Married By Morning (The Hathaways #4)(6)
“It would be my pleasure.”
“But think of Beatrix, and how upset she would be—”
“I am thinking of Beatrix. I won’t have my youngest sister being looked after by a woman with a possibly dangerous secret. If a man like Harry Rutledge, who has ties to some of the most nefarious characters in London, can’t acknowledge his own sister … she may be a criminal. Has that occurred to you?”
“No,” Amelia said stonily, beginning to walk again. “Honestly, Leo, even for you this is a bit dramatic. She is not a criminal.”
“Don’t be naïve,” he said, following her. “No one is exactly who he or she pretends to be.”
After a curtailed silence, Amelia asked warily, “What are you going to do?”

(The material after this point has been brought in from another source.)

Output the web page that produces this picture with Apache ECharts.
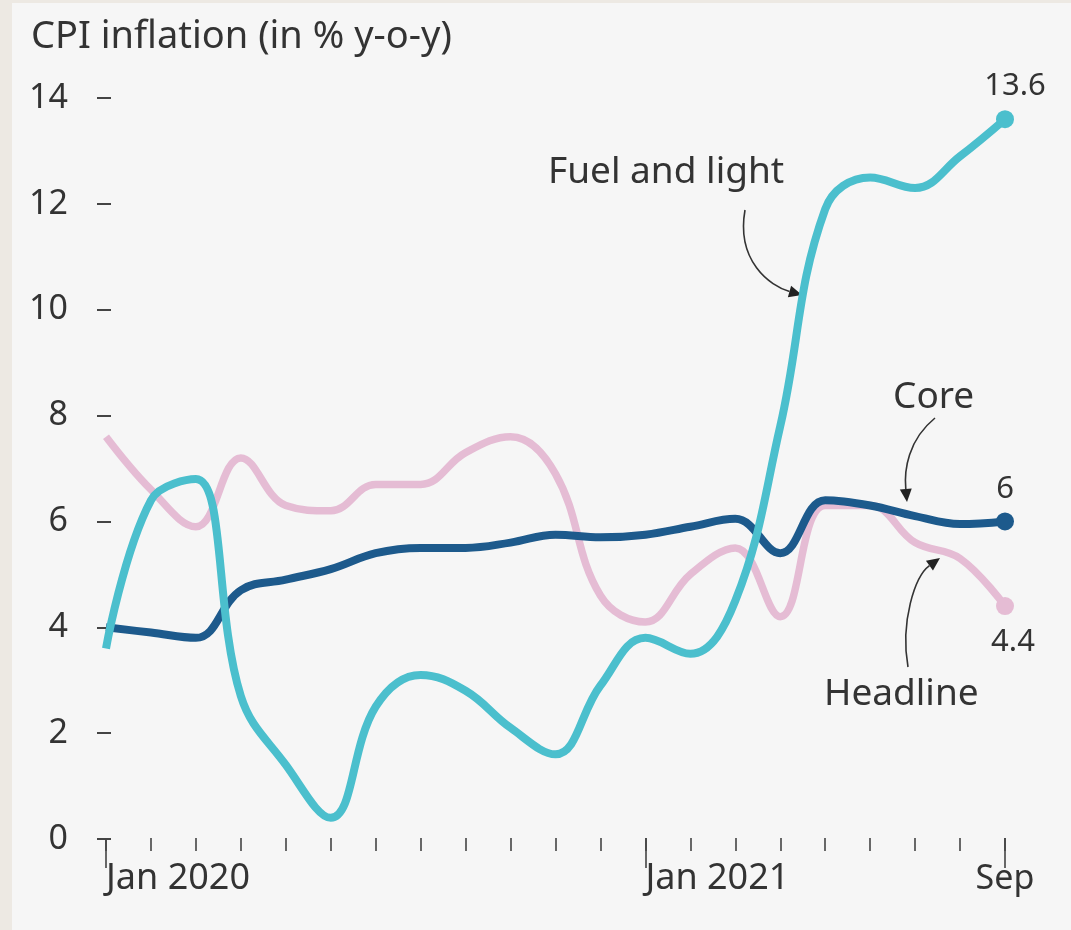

“I’m leaving for London on the morrow.”
Her eyes widened. “But Merripen is expecting you to take part in the turnip planting, and the fertilizing, and—”
“I know what Merripen expects. And I do hate to miss his fascinating lectures on the wonders of manure. All the same, I’m going. I want to spend some time with Rutledge and pry some answers out of him.”
Amelia frowned. “Why can’t you talk to him here?”
“Because he’s on his honeymoon, and he won’t be willing to spend his last night in Hampshire chatting with me. Besides, I’ve decided to take on a small commission to design a conservatory for a house in Mayfair.”
“I think you want to be away from Catherine. I think something happened between you.”
Leo glanced at the last brilliant orange and purple vestiges of daylight. “The light is going,” he remarked in a pleasant tone. “We should head back.”
“You can’t run from your problems, you know.”
His mouth twisted in annoyance. “Why do people always say that? Of course you can run from your problems. I do it all the time, and it never fails.”
“You’re obsessed with Catherine,” Amelia persisted. “It’s obvious to everyone.”
“Now who’s being dramatic?” he asked, striding back toward Ramsay House.
“You watch everything she does.” Amelia stubbornly kept pace with him. “Whenever her name is mentioned, you’re all ears. And lately, every time I see you talking or arguing with her, you seem more alive than you have since…” She paused, seeming to think better of what she’d been about to say.
“Since when?” Leo asked, daring her to continue.
“Since before the scarlet fever.”
It was a subject they never discussed.
The year before Leo had inherited the viscountcy, a fatal epidemic of scarlet fever had swept through the village where the Hathaways had lived.
The first to go had been Laura Dillard, Leo’s fiancée.
Laura’s family had let him stay at her bedside. For three days he had watched her die in his arms, hour by hour, until she had slipped away.
Leo had gone home and collapsed with the fever, and so had Win. By some miracle they had both survived, but Win had been left an invalid. And Leo had emerged an entirely different man, scarred in ways that even he couldn’t fully catalog. He had found himself in a nightmare he couldn’t wake from. He hadn’t cared if he lived or died. The most unforgivable part was that in his torment, he had hurt his family and caused no end of problems for them. At the worst of it, when Leo had seemed bent on destroying himself, the family had made a decision. They had sent Win to recover at a clinic in France, with Leo accompanying her.
While Win’s weak lungs had regained their strength at the clinic, Leo had spent hours walking through the heat-drowsed pantiled villages of Provence, up switchback footpaths scattered with flowers, across arid fields. The sunshine, the hot blue air, the lenteur, or slowness of life, had cleared his mind and calmed his soul. He had stopped drinking except for a single glass of wine at dinner. He had sketched and painted, and finally he had grieved.
When Leo and Win had returned to England, Win had wasted no time in achieving her heart’s desire, which had been to marry Merripen.
Leo, for his part, was trying to make amends for the way he had failed his family. And above all, he was determined to avoid falling in love ever again. Now that he was aware of the fatal depth of feeling he was capable of, he would never give another human being such power over him.
“Sis,” he told Amelia ruefully, “if you have some lunatic notion that I have any kind of personal interest in Marks, forget it at once. All I intend to do is find out what skeleton she has in her closet. Knowing her, it’s probably a literal one.”
Chapter Three
“I didn’t even know about Cat’s existence until I was twenty,” Harry Rutledge said, stretching out his long legs as he and Leo sat in the Rutledge Hotel’s clubroom. The quiet and luxurious spot, with its numerous octagonal apses, was a popular gathering place in London for foreign nobility, travelers of means, aristocrats and politicians.
Leo regarded his brother-in-law with thinly veiled skepticism. Of all the men he would have chosen to marry one of his sisters, Rutledge would certainly not have topped the list. Leo didn’t trust him. On the other hand, Harry had his good points, among them his obvious devotion to Poppy.
Harry drank from a snifter of warmed brandy, considering his words carefully before he continued. He was a handsome man, capable of great charm, but he was also ruthless and manipulative. One would expect no less from a man of his achievements, among them creating the largest and most opulent hotel in London.